Welcome to Britain 2022. We hope you enjoy your stay.
Time Out ceased publication – in physical terms at least – a few weeks ago. However, there is a special one-off final issue on the street today, which looks at the history of London over the past 54 years through the prism of the magazine.
I feel very privileged to have been part of Time Out’s story, so was delighted to be asked to contribute to this issue.
It’s a real souvenir edition, so grab one if you can. You can also access it online here.
The most depressing thing about Paul Talling’s new book, London’s Lost Music Venues, is that this is the second volume. The first volume featured on club-sized venues, including the likes of the Marquee, 12 Bar, Bull & Gate and the Cartoon in Croydon – there’s a full list here – while volume two takes in some of the larger theatres as well as smaller clubs that didn’t feature in the first volume and others that have closed since it was published – the list is here.

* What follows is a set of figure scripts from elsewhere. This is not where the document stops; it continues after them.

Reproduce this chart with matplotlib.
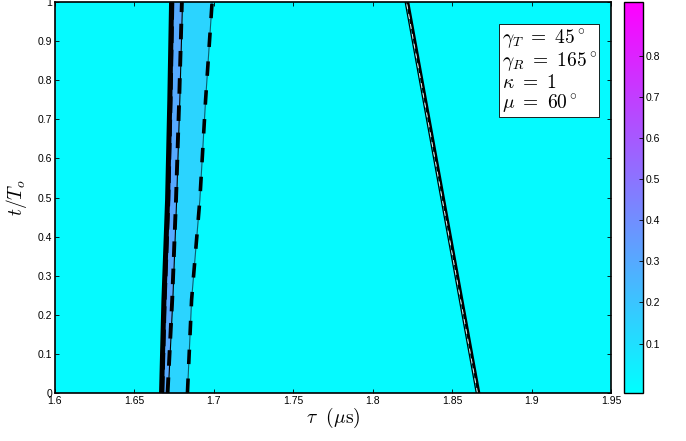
import numpy as np
import matplotlib
matplotlib.use('Agg')
from matplotlib import pyplot as plt
import matplotlib.colors as colors
import matplotlib.cm as cmx

plt.rc('mathtext', fontset='cm')
plt.rc('font', family=['Liberation Sans', 'DejaVu Sans'])
plt.rc('xtick', labelsize=7.5, direction='in')
plt.rc('ytick', labelsize=7.5, direction='in')

# values (tau in microseconds, t/To)
t_rows = [0.0, 0.238, 0.494, 0.749, 1.0]
edge_left = [1.6671, 1.6686, 1.6709, 1.6723, 1.6734]     # outer black contour
edge_mid = [1.6713, 1.6742, 1.6766, 1.6786, 1.6803]      # inner dashed contour
edge_right = [1.6834, 1.6860, 1.6912, 1.6948, 1.6989]    # right dashed contour
ridge_t = [0.0, 1.0]
ridge_tau = [1.8667, 1.8220]
ridge_gap = 0.0016
strip_level = 0.30
band_level = 0.14
vmin, vmax = -0.02, 0.93
cbar_ticks = [0.1, 0.2, 0.3, 0.4, 0.5, 0.6, 0.7, 0.8]
x_ticks = [1.6, 1.65, 1.7, 1.75, 1.8, 1.85, 1.9, 1.95]
y_ticks = [0, 0.1, 0.2, 0.3, 0.4, 0.5, 0.6, 0.7, 0.8, 0.9, 1]
info = [r'$\gamma_T\ =\ 45^\circ$', r'$\gamma_R\ =\ 165^\circ$',
        r'$\kappa\ =\ 1$', r'$\mu\ =\ 60^\circ$']

cmap = plt.get_cmap('cool')
norm = colors.Normalize(vmin=vmin, vmax=vmax)
sm = cmx.ScalarMappable(norm=norm, cmap=cmap)

fig = plt.figure(figsize=(6.86, 4.41), dpi=100)
ax = fig.add_axes([0.080, 0.109, 0.811, 0.886])
ax.set_facecolor(cmap(norm(0.0)))

# band between the contours
ax.fill_betweenx(t_rows, edge_left, edge_mid, color=sm.to_rgba(strip_level), lw=0)
ax.fill_betweenx(t_rows, edge_mid, edge_right, color=sm.to_rgba(band_level), lw=0)

ax.plot(edge_left, t_rows, color='black', lw=3.6, solid_capstyle='butt')
ax.plot(np.array(edge_left) + 0.0012, t_rows, color='black', lw=1.2,
        ls=(0, (10, 4)))
ax.plot(edge_mid, t_rows, color='black', lw=0.8)
ax.plot(np.array(edge_mid) - 0.0004, t_rows, color='black', lw=2.8, ls=(0, (4, 3)))
ax.plot(edge_right, t_rows, color='#0a6070', lw=0.8)
ax.plot(edge_right, t_rows, color='black', lw=2.6, ls=(0, (4, 4)))

# narrow ridge on the right
ax.plot(ridge_tau, ridge_t, color='black', lw=2.2)
ax.plot(np.array(ridge_tau) - ridge_gap, ridge_t, color='black', lw=0.9)
ax.plot(np.array(ridge_tau) - ridge_gap / 2, ridge_t, color='white', lw=0.6,
        ls=(0, (6, 6)))

ax.set_xlim(1.6, 1.95)
ax.set_ylim(0, 1)
ax.set_xticks(x_ticks)
ax.set_xticklabels(['1.6', '1.65', '1.7', '1.75', '1.8', '1.85', '1.9', '1.95'])
ax.set_yticks(y_ticks)
ax.set_yticklabels(['0', '0.1', '0.2', '0.3', '0.4', '0.5', '0.6', '0.7', '0.8', '0.9', '1'])
ax.tick_params(top=True, right=True, length=3, width=0.6, pad=2)
for s in ax.spines.values():
    s.set_linewidth(1.2)

ax.set_xlabel(r'$\tau\ \ (\mu\mathrm{s})$', fontsize=14, labelpad=0)
ax.set_ylabel(r'$t/T_o$', fontsize=14, labelpad=6)

ax.text(0.803, 0.935, '\n'.join(info), transform=ax.transAxes, fontsize=14,
        va='top', ha='left', linespacing=1.0,
        bbox=dict(boxstyle='square,pad=0.12', fc='white', ec='black', lw=0.6))

cax = fig.add_axes([0.910, 0.109, 0.027, 0.886])
cb = fig.colorbar(sm, cax=cax, ticks=cbar_ticks)
cb.ax.tick_params(direction='in', length=3, width=0.6, labelsize=7.5, pad=2)
cb.outline.set_linewidth(1.0)

fig.savefig('out.png', dpi=100)
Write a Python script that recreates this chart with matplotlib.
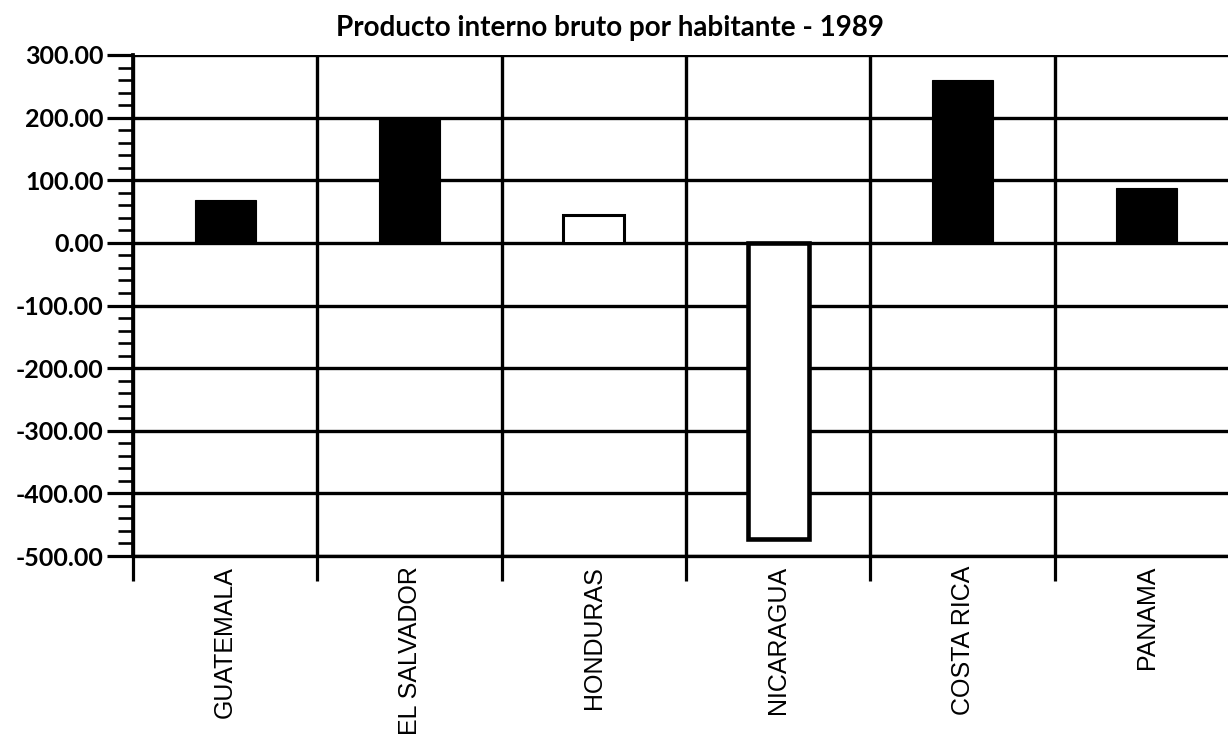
import numpy as np
import matplotlib.pyplot as plt
from matplotlib.ticker import MultipleLocator, FixedLocator

# values
countries = ['GUATEMALA', 'EL SALVADOR', 'HONDURAS', 'NICARAGUA', 'COSTA RICA', 'PANAMA']
pib_1989 = [68, 200, 45, -473, 260, 88]
fill_colors = ['black', 'black', 'white', 'white', 'black', 'black']
edge_widths = [0.8, 0.8, 2.2, 3.3, 0.8, 0.8]
y_ticks = [300, 200, 100, 0, -100, -200, -300, -400, -500]

plt.rcParams['font.family'] = ['Lato', 'DejaVu Sans']

fig = plt.figure(figsize=(12.28, 7.42), dpi=100)
ax = fig.add_axes([133 / 1228, 1 - 556 / 742, 1 - 133 / 1228, (556 - 55) / 742])

x = np.arange(len(countries))
ax.bar(x, pib_1989, width=0.33, color=fill_colors, edgecolor='black',
       linewidth=edge_widths, zorder=3)

ax.set_ylim(-500, 300)
# the last column is cut off by the right edge of the picture
ax.set_xlim(-0.5, len(countries) - 0.5 - 11 / 184)

ax.set_yticks(y_ticks)
ax.set_yticklabels([f'{v:.2f}' for v in y_ticks], fontsize=18, fontweight='bold')
ax.yaxis.set_minor_locator(MultipleLocator(20))
ax.tick_params(axis='y', which='major', length=19, width=2.3, direction='out', pad=2)
ax.tick_params(axis='y', which='minor', length=11, width=1.9, direction='out')

# column separators on major x ticks, country names on minor ones
bounds = np.arange(len(countries) + 1) - 0.5
ax.xaxis.set_major_locator(FixedLocator(bounds))
ax.xaxis.set_minor_locator(FixedLocator(x))
ax.set_xticklabels([''] * len(bounds))
ax.set_xticklabels(countries, minor=True, rotation=90, fontsize=18, va='top',
                   family=['Liberation Sans', 'DejaVu Sans'])
ax.tick_params(axis='x', which='major', length=18, width=2.3, direction='out')
ax.tick_params(axis='x', which='minor', length=0, pad=7)

ax.grid(True, which='major', color='black', linewidth=2.4, zorder=1)
ax.set_axisbelow(True)

for side in ['top', 'right']:
    ax.spines[side].set_visible(False)
ax.spines['left'].set_linewidth(2.7)
ax.spines['bottom'].set_linewidth(2.4)

fig.text(610 / 1228, 1 - 28 / 742, 'Producto interno bruto por habitante - 1989',
         ha='center', va='center', fontsize=20, fontweight='bold')

fig.savefig('out.png', dpi=100)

Talling is the creator of Derelict London, which was one of the great early London blogs and remains popular today. It features photographs of London buildings that the bulldozers had left behind: abandoned houses and factories, decrepit churches, empty shops and forgotten cinemas. There was something about this skeletal remains – boarded up doors, faded graffiti, floor strewn with rubbish, ivy and buddleia sprouting through the brickwork – that drew people’s attention. A couple of books followed, as did walking tours; Paul writes about the history of the blog here.
It’s always amazing to see how rapidly a building can descend into ruin once it’s left alone. The rot might take a while to set in, but as soon as it does the decline is fast – it literally seems to decompose before your eyes. Most of the venues in London’s Lost Music Venues haven’t quite reached that point however; they have either been demolished outright or given different uses. As well as great London venues such as the Astoria, Earls Court, and Borderline, there are the two big music shops at either end of Oxford Street, HMV and Virgin, both of which hosted in-store performances.
I’ve often pondered the absence of theatre-sized venues in central London since the demise of the Astoria as I knew the likes of the Lyceum and the Saville – although I’d never clocked that the Saville was located in what is now the rather dismal Odeon Covent Garden on the deadest part of Shaftesbury Avenue. But it’s some of the outer London venues that really resonate, such as Hobbit’s Garden, a club located in William Morris House in Wimbledon that hosted Roxy Music and Genesis before switching to hardcore punk in the late 80s, or the Acid Palace in Uxbridge, where Uriah Heep, Wishbone Ash and Audience all played in thee later 60s.
Then there are all the decent-sized venues – the ballrooms, local theatres and cinemas – that hosted live music through much of the 60s and 70s. Think of the Assembly Rooms in Surbiton, which hosted Black Sabbath and The Fall, or the Orchid Ballroom in Purley, where The Who, Small Faces, Jimi Hendrix, Stevie Wonder and Slade all played at some time. Such spaces are now almost impossible to conceive. Sadly, a third volume feels almost inevitable.